It began with a phone call from Stephanie Renart, a parent inquiring about sending her deaf 8-year-old son Cole to summer camp, to Lisa Seitles, the owner of READ Preschool and Camp Tuscaloosa. Is there a program, Renart asked, in which her youngster could really have a fun and safe summer camp experience?
“I really wanted to do my best to help Cole have an amazing camp experience with us,” Seitles said. “We’ve always done our best to accommodate children with a variety of disabilities, but because our own son Casey has Type 1 Diabetes it also has a personal meaning to us to help children with special needs.”
So Seitles had the idea of collaborating with Allies in Caring’s South Jersey Deaf and Hard of Hearing Coalition. She met with Ivette Guillermo-McGahee, founder and CEO of Allies in Caring, and for months they worked together to create a memorable summer camp experience for deaf children.
“When we met with Allies in Caring, we discussed how to create a deaf program, how to incorporate deaf children safely into the community and give them the same opportunities and experiences as everyone else,” Seitles said. “They helped us create flyers and videos to advertise the program for the deaf community and also to help us advertise an opening for a camp counselor who is deaf that would help us and our team oversee the deaf children and make sure all their needs are being met.”
Guillermo-McGahee’s parents and siblings are deaf, and her first language is American Sign Language (ASL).
“Because of that personal experience, it’s been important to me to include deaf people,” Guillermo-McGahee said.
During the South Jersey Deaf and Hard of Hearing Coalition’s collaboration with Camp Tuscaloosa, they shared information about how to work and accommodate deaf people, how to find an interpreter, and how to ensure the deaf kids are safe at camp around the swimming pool, Guillermo-McGahee said.
“Deaf kids have a lot to contribute to the community,” she said. “When we include the kids, we support their development so that they can grow up and be contributing adults in the community and also because other kids who meet the deaf kids, they really benefit from seeing their resilience, and how despite not being able to hear deaf kids learn to navigate.”
After interviewing different people, Camp Tuscaloosa hired Kimbsia Demosthenes as the deaf counselor.
“Cole’s having a blast just being able to be with her in the group and have somebody to communicate with. And the other children are learning to sign as well, which is awesome,” Renart said.
Renart has been an advocate for deaf people since Cole was born.
“We’ve been in front of the New Jersey Education Committee,” she said. “We were there for the Deaf Children Bill of Rights signing. Parents just need to advocate for their kids when they know their kid’s needs, whether it’s in school, or community events, or playing sports.”

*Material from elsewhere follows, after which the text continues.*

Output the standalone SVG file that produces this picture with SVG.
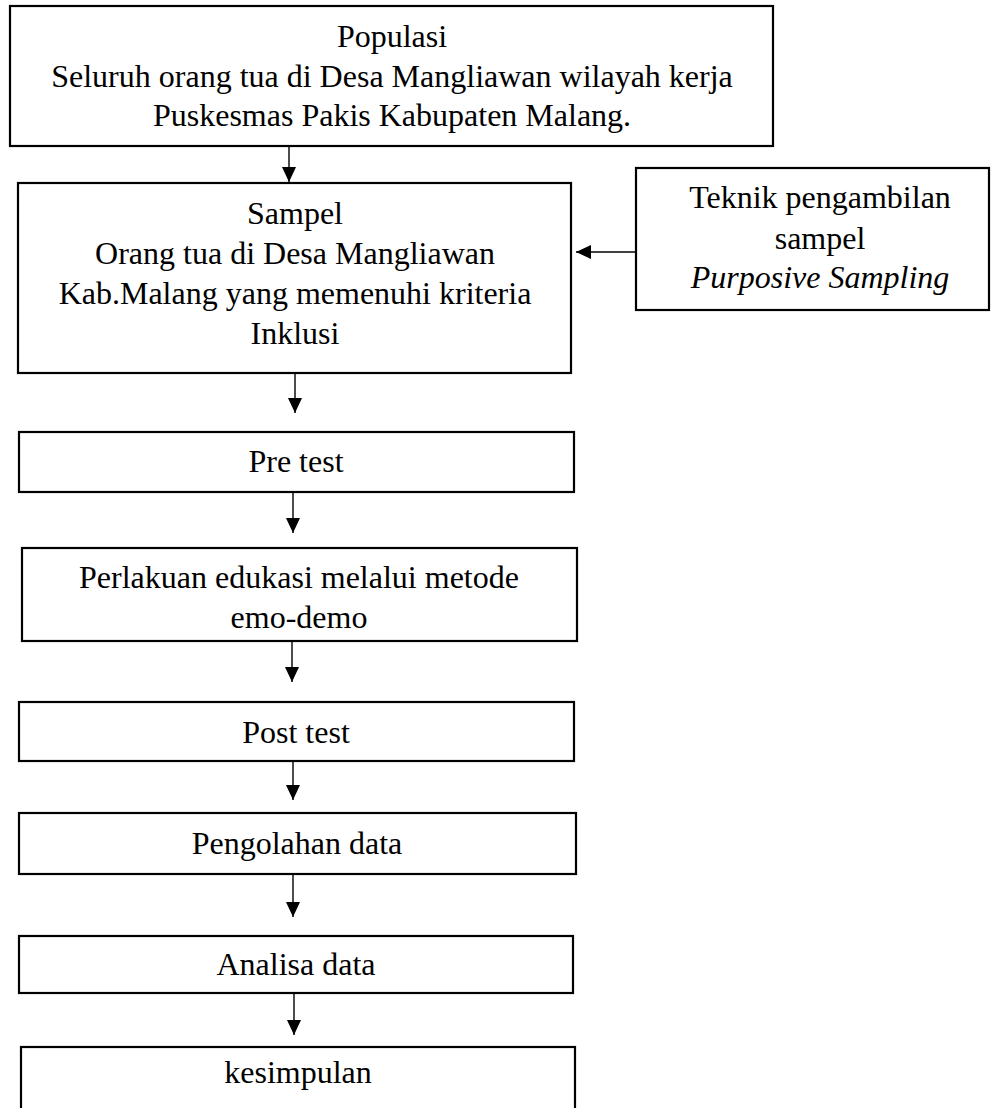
<svg xmlns="http://www.w3.org/2000/svg" width="992" height="1108" viewBox="0 0 992 1108">
<style>
.box{fill:#fff;stroke:#000;stroke-width:2.2}
.t{font-family:"Liberation Serif","Times New Roman",serif;font-size:32px;fill:#000;text-anchor:middle}
.i{font-style:italic}
.c{stroke:#000;stroke-width:1.4;fill:none}
</style>
<defs>
<marker id="ah" viewBox="0 0 15 14" refX="15" refY="7" markerWidth="15" markerHeight="14" markerUnits="userSpaceOnUse" orient="auto">
<path d="M0,0 L15,7 L0,14 z" fill="#000"/>
</marker>
</defs>
<rect width="992" height="1108" fill="#fff"/>
<g id="populasi">
<rect class="box" x="10" y="6" width="763" height="140"/>
<text class="t" x="392" y="47">Populasi</text>
<text class="t" x="392" y="87">Seluruh orang tua di Desa Mangliawan wilayah kerja</text>
<text class="t" x="392" y="126">Puskesmas Pakis Kabupaten Malang.</text>
</g>
<g id="sampel">
<rect class="box" x="18" y="183" width="553" height="190"/>
<text class="t" x="295" y="224">Sampel</text>
<text class="t" x="295" y="264">Orang tua di Desa Mangliawan</text>
<text class="t" x="295" y="304">Kab.Malang yang memenuhi kriteria</text>
<text class="t" x="295" y="344">Inklusi</text>
</g>
<g id="teknik">
<rect class="box" x="636" y="168" width="353" height="142"/>
<text class="t" x="820" y="208">Teknik pengambilan</text>
<text class="t" x="820" y="249">sampel</text>
<text class="t i" x="820" y="288">Purposive Sampling</text>
</g>
<g id="pretest">
<rect class="box" x="19" y="432" width="555" height="60"/>
<text class="t" x="296" y="472">Pre test</text>
</g>
<g id="perlakuan">
<rect class="box" x="22" y="548" width="555" height="93"/>
<text class="t" x="299" y="588">Perlakuan edukasi melalui metode</text>
<text class="t" x="299" y="628">emo-demo</text>
</g>
<g id="posttest">
<rect class="box" x="19" y="702" width="555" height="59"/>
<text class="t" x="296" y="743">Post test</text>
</g>
<g id="pengolahan">
<rect class="box" x="19" y="813" width="557" height="61"/>
<text class="t" x="297" y="854">Pengolahan data</text>
</g>
<g id="analisa">
<rect class="box" x="19" y="936" width="554" height="57"/>
<text class="t" x="296" y="975">Analisa data</text>
</g>
<g id="kesimpulan">
<rect class="box" x="21" y="1047" width="554" height="80"/>
<text class="t" x="298" y="1083">kesimpulan</text>
</g>
<g id="connectors">
<line class="c" x1="289" y1="147" x2="289" y2="182" marker-end="url(#ah)"/>
<line class="c" x1="295" y1="374" x2="295" y2="413" marker-end="url(#ah)"/>
<line class="c" x1="293" y1="493" x2="293" y2="533" marker-end="url(#ah)"/>
<line class="c" x1="292" y1="642" x2="292" y2="682" marker-end="url(#ah)"/>
<line class="c" x1="293" y1="762" x2="293" y2="800" marker-end="url(#ah)"/>
<line class="c" x1="293" y1="875" x2="293" y2="917" marker-end="url(#ah)"/>
<line class="c" x1="294" y1="994" x2="294" y2="1035" marker-end="url(#ah)"/>
<line class="c" x1="636" y1="252" x2="576" y2="252" marker-end="url(#ah)"/>
</g>
</svg>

Renart’s children have tried other camps. In past years, Cole had a deaf language associate from the New Jersey ASL Deaf Language Associates Program.
“He was 17 months old in day care at the state program and they go to camp also, but children age-out at 6, so last year I was panicking like ‘what am I going to do?’ He needs someone. He needs to communicate with someone, an interpreter or a deaf counselor,” Renart said.
She said the camp wouldn’t help.
“Instead of putting up a fight I do know a lot of people in the deaf community, so I was able to get seven interpreter volunteers throughout the summer,” Renart said.
This year Renart wanted to try a different camp and, after hearing positive things about Camp Tuscaloosa, Renart reached out to Seitles.
“I think it’s such an important thing that Lisa is doing at this program, to have a place for deaf children to go and just be regular kids and be there all summer is really awesome,” Renart said.
Sam Seitles, Lisa’s husband and owner of READ Preschool and Camp Tuscaloosa, said this is an experience that the children and counselors will never forget.
“My kids are so stoked that they can already do the entire alphabet. They want to show me all the time,” Sam Seitles said.
Besides the alphabet, the children know how to sign words and phrases such as “hello,” “how are you?” “thank you” and “my name is.”
Seitles and staff use the ASL Bloom app to learn ASL.
“It’s funny because I actually learned ASL, I taught myself a lot of ASL as a child because I had a babysitter who used to do ASL in her teaching career, so I at least remembered the alphabet all these years later, which was sort of fun to realize I still had that. And I’ve enjoyed picking up ASL with my kids,” Lisa Seitles said.
This summer four deaf children attended Camp Tuscaloosa.
Lisa Seitles recommends parents with children who need special accommodations to reach out several months ahead of time.
“Creating the deaf program that we have now for this year, which is the first time we’ve ever done this, it does take a fair amount of time and we want it to be successful, so we really need to utilize all the time we can to make sure that happens,” Lisa Seitles said.
Guillermo-McGahee hopes to see the program grow.
“Many deaf kids, they go to different schools and most of the times they’re the only deaf kids in the school and many of them don’t have friends, only the interpreter,” she said. “What this camp makes possible for them is that they get to know other deaf kids, and when you meet someone who is like you, you don’t feel lonely anymore.”